— start of Provided records —

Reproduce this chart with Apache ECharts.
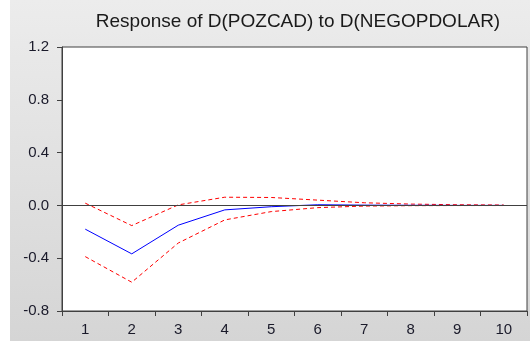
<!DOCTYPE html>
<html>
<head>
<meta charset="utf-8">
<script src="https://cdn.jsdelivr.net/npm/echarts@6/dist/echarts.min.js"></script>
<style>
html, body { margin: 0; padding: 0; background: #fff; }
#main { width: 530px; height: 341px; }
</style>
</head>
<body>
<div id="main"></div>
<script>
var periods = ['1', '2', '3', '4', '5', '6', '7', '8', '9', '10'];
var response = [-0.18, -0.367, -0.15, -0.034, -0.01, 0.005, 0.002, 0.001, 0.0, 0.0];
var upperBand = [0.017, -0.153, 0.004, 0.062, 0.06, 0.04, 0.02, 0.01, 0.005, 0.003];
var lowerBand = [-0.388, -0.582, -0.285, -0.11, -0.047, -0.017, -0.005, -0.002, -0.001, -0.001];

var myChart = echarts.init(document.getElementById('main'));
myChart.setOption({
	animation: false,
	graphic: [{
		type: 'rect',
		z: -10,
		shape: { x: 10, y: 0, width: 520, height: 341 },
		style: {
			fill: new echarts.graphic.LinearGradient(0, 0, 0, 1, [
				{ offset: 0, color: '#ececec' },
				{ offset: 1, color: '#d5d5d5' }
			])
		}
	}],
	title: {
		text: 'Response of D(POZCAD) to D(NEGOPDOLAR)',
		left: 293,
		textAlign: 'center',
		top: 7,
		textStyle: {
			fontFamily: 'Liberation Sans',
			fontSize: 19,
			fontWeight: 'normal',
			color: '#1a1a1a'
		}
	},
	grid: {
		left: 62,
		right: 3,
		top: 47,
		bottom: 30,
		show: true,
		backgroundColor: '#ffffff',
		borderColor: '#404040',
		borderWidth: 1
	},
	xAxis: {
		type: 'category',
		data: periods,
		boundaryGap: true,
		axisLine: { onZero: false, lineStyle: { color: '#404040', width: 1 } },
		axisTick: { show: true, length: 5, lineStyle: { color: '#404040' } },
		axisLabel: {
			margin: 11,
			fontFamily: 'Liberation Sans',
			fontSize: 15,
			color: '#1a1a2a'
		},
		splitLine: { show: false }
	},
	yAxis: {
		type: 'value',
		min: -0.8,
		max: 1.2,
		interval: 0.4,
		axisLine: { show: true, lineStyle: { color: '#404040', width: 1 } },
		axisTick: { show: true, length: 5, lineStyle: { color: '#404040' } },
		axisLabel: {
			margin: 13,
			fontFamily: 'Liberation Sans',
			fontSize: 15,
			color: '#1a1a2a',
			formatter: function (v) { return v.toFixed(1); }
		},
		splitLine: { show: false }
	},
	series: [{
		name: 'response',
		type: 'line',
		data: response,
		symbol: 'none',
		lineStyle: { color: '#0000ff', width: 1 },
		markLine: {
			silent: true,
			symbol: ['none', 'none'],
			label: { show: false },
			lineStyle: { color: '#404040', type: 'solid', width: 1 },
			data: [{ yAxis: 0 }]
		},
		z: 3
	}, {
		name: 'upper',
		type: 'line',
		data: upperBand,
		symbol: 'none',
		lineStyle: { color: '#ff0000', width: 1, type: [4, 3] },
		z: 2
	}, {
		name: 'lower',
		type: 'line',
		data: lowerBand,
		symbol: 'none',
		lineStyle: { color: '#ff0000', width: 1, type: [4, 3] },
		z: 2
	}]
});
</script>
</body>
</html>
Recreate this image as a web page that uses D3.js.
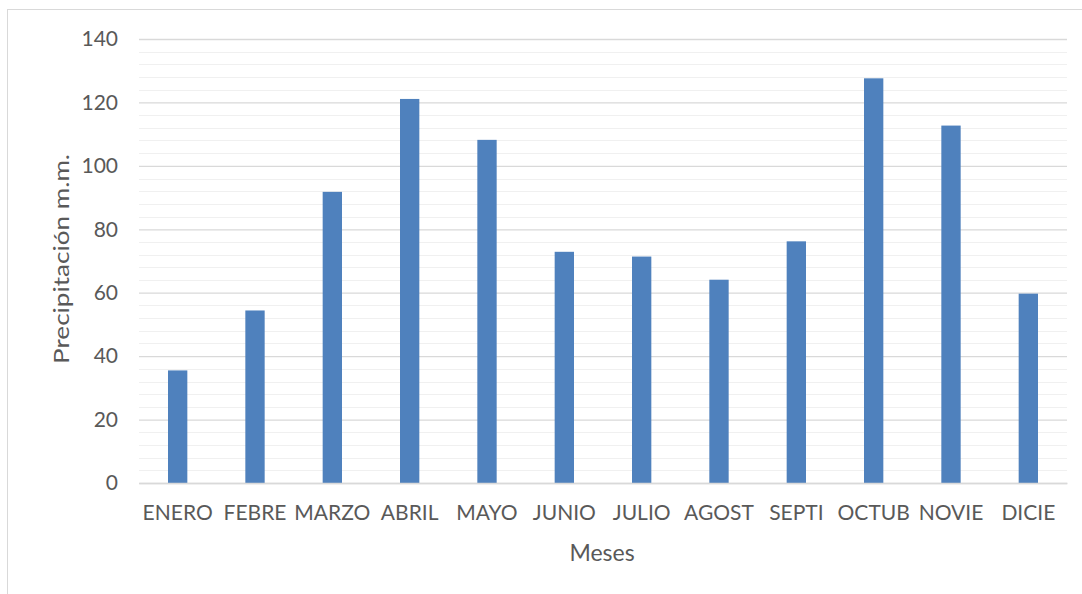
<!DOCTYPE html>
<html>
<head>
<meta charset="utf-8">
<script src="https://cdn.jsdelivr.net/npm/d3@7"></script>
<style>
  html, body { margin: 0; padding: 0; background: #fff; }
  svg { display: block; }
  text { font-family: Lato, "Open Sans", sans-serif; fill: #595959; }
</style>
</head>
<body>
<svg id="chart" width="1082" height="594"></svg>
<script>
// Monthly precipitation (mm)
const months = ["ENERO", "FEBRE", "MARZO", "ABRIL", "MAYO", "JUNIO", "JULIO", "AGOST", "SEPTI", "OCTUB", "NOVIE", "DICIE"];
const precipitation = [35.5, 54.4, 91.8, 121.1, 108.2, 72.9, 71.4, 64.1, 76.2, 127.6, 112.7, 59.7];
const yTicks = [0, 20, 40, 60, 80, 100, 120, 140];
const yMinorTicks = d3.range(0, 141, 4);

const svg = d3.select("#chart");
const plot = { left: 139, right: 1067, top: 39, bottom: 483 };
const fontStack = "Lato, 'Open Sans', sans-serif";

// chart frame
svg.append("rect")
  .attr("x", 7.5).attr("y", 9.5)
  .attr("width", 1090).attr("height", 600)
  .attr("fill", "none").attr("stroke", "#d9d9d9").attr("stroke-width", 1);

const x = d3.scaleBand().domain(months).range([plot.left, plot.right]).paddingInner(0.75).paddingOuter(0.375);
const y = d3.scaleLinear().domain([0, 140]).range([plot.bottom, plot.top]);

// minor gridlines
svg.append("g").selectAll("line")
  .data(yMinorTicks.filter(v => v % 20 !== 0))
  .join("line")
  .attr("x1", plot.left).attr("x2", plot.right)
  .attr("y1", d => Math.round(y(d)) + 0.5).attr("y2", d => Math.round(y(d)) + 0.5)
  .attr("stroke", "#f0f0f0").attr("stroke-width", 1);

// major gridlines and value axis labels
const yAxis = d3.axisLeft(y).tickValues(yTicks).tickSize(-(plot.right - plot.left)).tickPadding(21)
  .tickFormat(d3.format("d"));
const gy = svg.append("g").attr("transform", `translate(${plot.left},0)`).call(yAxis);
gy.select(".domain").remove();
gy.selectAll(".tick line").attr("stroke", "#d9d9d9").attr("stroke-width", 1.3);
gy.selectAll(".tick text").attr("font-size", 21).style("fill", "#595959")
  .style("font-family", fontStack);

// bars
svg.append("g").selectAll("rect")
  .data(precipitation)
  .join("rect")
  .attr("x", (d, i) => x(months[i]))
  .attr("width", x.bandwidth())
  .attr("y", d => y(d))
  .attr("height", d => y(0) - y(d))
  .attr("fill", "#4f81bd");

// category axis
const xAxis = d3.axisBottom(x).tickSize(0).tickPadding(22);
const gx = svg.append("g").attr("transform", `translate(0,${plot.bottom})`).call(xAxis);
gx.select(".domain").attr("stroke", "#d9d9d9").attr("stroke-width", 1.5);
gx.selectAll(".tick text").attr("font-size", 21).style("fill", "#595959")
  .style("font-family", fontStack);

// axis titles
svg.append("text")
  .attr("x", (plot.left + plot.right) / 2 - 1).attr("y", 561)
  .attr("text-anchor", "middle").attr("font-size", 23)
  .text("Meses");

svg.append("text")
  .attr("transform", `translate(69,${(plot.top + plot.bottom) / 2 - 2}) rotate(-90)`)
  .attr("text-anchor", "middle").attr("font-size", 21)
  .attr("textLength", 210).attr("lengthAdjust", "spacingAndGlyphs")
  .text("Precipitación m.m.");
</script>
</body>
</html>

— end of Provided records —

Given request:
Scan the lines for the string "this". Copy out each line that matches.

Problem solution:
Reproduce this chart with Apache ECharts.
Recreate this image as a web page that uses D3.js.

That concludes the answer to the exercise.